The Government’s Divide-and-Profit Strategy
Maddie identifies the deeper political economy. “ With politics, governments will remain in power if they divide us. So the best way to stay in power. Staying in control is to make everybody hate each other. So it’s whether you vote for this or that party, whether you believe in this thing, whether you believe vegan or not, they will do everything in their power to divide the masses, to keep it under control, basically.”
While Duffy warns about the dangerous endgame of this strategy. “The extent to which veganism gets pulled into a culture war identity, then that’s not a positive thing, because it’s kind of people who may have more traditionalist attitudes on other things may well want to be vegan, but if it becomes more and more about, you have to pick one side or the other on all of these things, then that’s not good. That’s not good for them. It’s not good for society overall that you have to sign up to a whole club.”

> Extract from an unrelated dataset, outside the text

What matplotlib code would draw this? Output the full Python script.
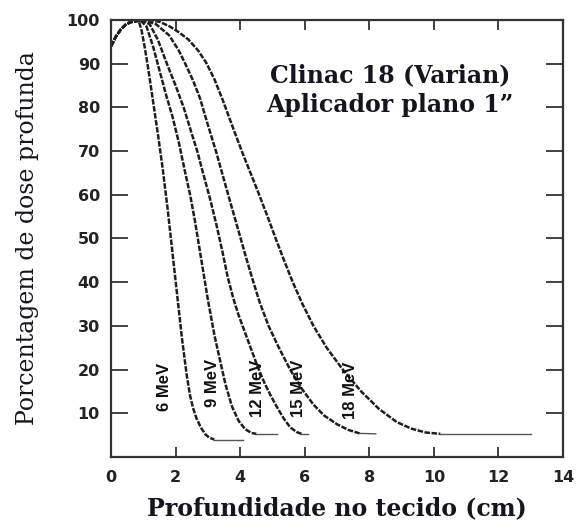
import matplotlib
matplotlib.use("Agg")
import matplotlib.pyplot as plt

# Depth-dose curves for an electron beam (Clinac 18, flat applicator 1")
energies = ["6 MeV", "9 MeV", "12 MeV", "15 MeV", "18 MeV"]

depth_6 = [0.0, 0.15, 0.3, 0.45, 0.6, 0.85, 0.95, 1.05, 1.15, 1.25, 1.35, 1.45, 1.6, 1.75, 1.9, 2.05,
           2.2, 2.35, 2.45, 2.55, 2.65, 2.78, 2.92, 3.05, 3.2, 4.1]
dose_6 = [94, 96.2, 97.8, 98.9, 99.5, 100, 97.5, 93.5, 89, 84, 79, 74, 66, 57, 47, 37,
          27, 18.5, 14, 11, 8.8, 6.8, 5.2, 4.4, 4, 4]

depth_9 = [0.0, 0.15, 0.3, 0.45, 0.6, 0.9, 1.1, 1.3, 1.5, 1.7, 1.9, 2.1, 2.3, 2.45, 2.6, 2.8, 3.0,
           3.2, 3.38, 3.55, 3.75, 3.95, 4.15, 4.35, 4.5, 5.15]
dose_9 = [94, 96.2, 97.8, 98.9, 99.5, 100, 98.5, 94, 88.5, 83, 78, 72, 65, 60, 54, 45, 36,
          28, 22, 16.5, 11.5, 8.3, 6.4, 5.5, 5.3, 5.3]

depth_12 = [0.0, 0.15, 0.3, 0.45, 0.6, 0.95, 1.2, 1.45, 1.73, 2.0, 2.25, 2.5, 2.67, 2.85, 3.07,
            3.27, 3.45, 3.62, 3.8, 3.95, 4.15, 4.35, 4.55, 4.75, 4.95, 5.15, 5.35, 5.55, 5.75,
            5.9, 6.1]
dose_12 = [94, 96.2, 97.8, 98.9, 99.5, 100, 99, 95.5, 90, 85, 80, 74, 70, 65, 59,
           53, 47, 41, 36, 32.5, 28.5, 24.5, 20.5, 17, 14, 11.3, 8.8, 6.8, 5.7,
           5.3, 5.3]

depth_15 = [0.0, 0.15, 0.3, 0.45, 0.6, 1.0, 1.4, 1.8, 2.1, 2.3, 2.55, 2.76, 3.0, 3.25, 3.63, 3.9,
            4.17, 4.37, 4.6, 4.88, 5.2, 5.55, 5.92, 6.27, 6.6, 7.0, 7.35, 7.7, 8.2]
dose_15 = [94, 96.2, 97.8, 98.9, 99.5, 100, 99, 96.5, 93, 90, 86, 82, 76, 70, 60, 53,
           46, 41, 35.5, 30, 25, 20, 15.5, 12, 9.5, 7.5, 6.2, 5.4, 5.3]

depth_18 = [0.0, 0.15, 0.3, 0.45, 0.6, 1.1, 1.5, 1.8, 2.1, 2.4, 2.7, 2.95, 3.2, 3.47, 3.77, 4.05,
            4.32, 4.59, 4.85, 5.1, 5.36, 5.63, 5.93, 6.27, 6.68, 7.18, 7.75, 8.3, 8.85, 9.3, 9.75,
            10.2, 13.0]
dose_18 = [94, 96.2, 97.8, 98.9, 99.5, 100, 99.6, 98.6, 97.2, 95.5, 93, 90.2, 86.5, 81.5, 75.5, 70,
           65, 60, 55, 50, 45, 40, 35, 30, 25, 20, 15, 11, 8, 6.5, 5.6,
           5.3, 5.3]

depths = [depth_6, depth_9, depth_12, depth_15, depth_18]
doses = [dose_6, dose_9, dose_12, dose_15, dose_18]

# label anchor (depth, dose) for each energy tag
label_x = [1.67, 3.13, 4.53, 5.8, 7.41]
label_y = [16, 17, 15.8, 15.8, 15.3]

x_ticks = [0, 2, 4, 6, 8, 10, 12, 14]
y_ticks = [10, 20, 30, 40, 50, 60, 70, 80, 90, 100]

plt.rcParams["lines.scale_dashes"] = False

fig = plt.figure(figsize=(5.77, 5.23), dpi=100)
ax = fig.add_axes([0.1924, 0.1262, 0.7833, 0.8356])

line_color = "#1e1e1e"
for xs, ys in zip(depths, doses):
    # falling part drawn dashed, flat tail drawn as a thin solid line
    ax.plot(xs[:-1], ys[:-1], color=line_color, lw=1.8, linestyle=(0, (4.0, 1.1)),
            solid_joinstyle="round")
    ax.plot(xs[-2:], ys[-2:], color="#555555", lw=1.0)

for name, lx, ly in zip(energies, label_x, label_y):
    ax.text(lx, ly, name, rotation=90, ha="center", va="center",
            fontsize=12, fontweight="bold", family="Liberation Sans",
            color="#111111")

ax.text(8.65, 84.0, "Clinac 18 (Varian)\nAplicador plano 1\u201d",
        ha="center", va="center", fontsize=17, fontweight="bold",
        family="DejaVu Serif", color="#15151f", linespacing=1.3)

ax.set_xlim(0, 14)
ax.set_ylim(0, 100)
ax.set_xticks(x_ticks)
ax.set_yticks(y_ticks)
ax.set_xticklabels([str(v) for v in x_ticks])
ax.set_yticklabels([str(v) for v in y_ticks])

for lab in ax.get_xticklabels() + ax.get_yticklabels():
    lab.set_fontweight("bold")
    lab.set_fontsize(11.5)
    lab.set_family("DejaVu Sans")
    lab.set_color("#222222")

ax.tick_params(axis="x", direction="in", length=7, width=1.3, top=True,
               pad=9.5, colors="#333333", labelcolor="#222222")
ax.tick_params(axis="y", direction="in", length=12.5, width=1.3, right=True,
               pad=8, colors="#333333", labelcolor="#222222")
for sp in ax.spines.values():
    sp.set_linewidth(1.6)
    sp.set_color("#333333")

ax.set_xlabel("Profundidade no tecido (cm)", fontsize=17, fontweight="bold",
              family="DejaVu Serif", color="#15151f", labelpad=8)
ax.set_ylabel("Porcentagem de dose profunda", fontsize=17,
              family="DejaVu Serif", color="#15151f", labelpad=20)

fig.savefig("out.png", dpi=100)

The Complete Profit Ecosystem
The evidence reveals multiple actors profiting from manufactured divisions. The farming industry generates “£120 billion to the UK economy, employing over four million people”, while right-wing media companies invest millions in culture war content targeting conservative audiences. Politicians gain electoral advantage from culture war positioning, and even vegan organizations build institutional revenue around protecting their £2 million demographic.
As Duffy said. “you will find vested interests , commercial vested interests on either side of a culture war. It’s ones that are pushing for progress. There are also commercial organizations who will make money out of that but there are also ones who will lose money.”
As long as dietary choices generate more revenue as weapons than as personal decisions, Britain’s dinner plates will remain political battlegrounds and the profits will keep flowing to those who benefit from keeping the country divided, whether they’re defending traditional farming livelihoods or building new vegan market share.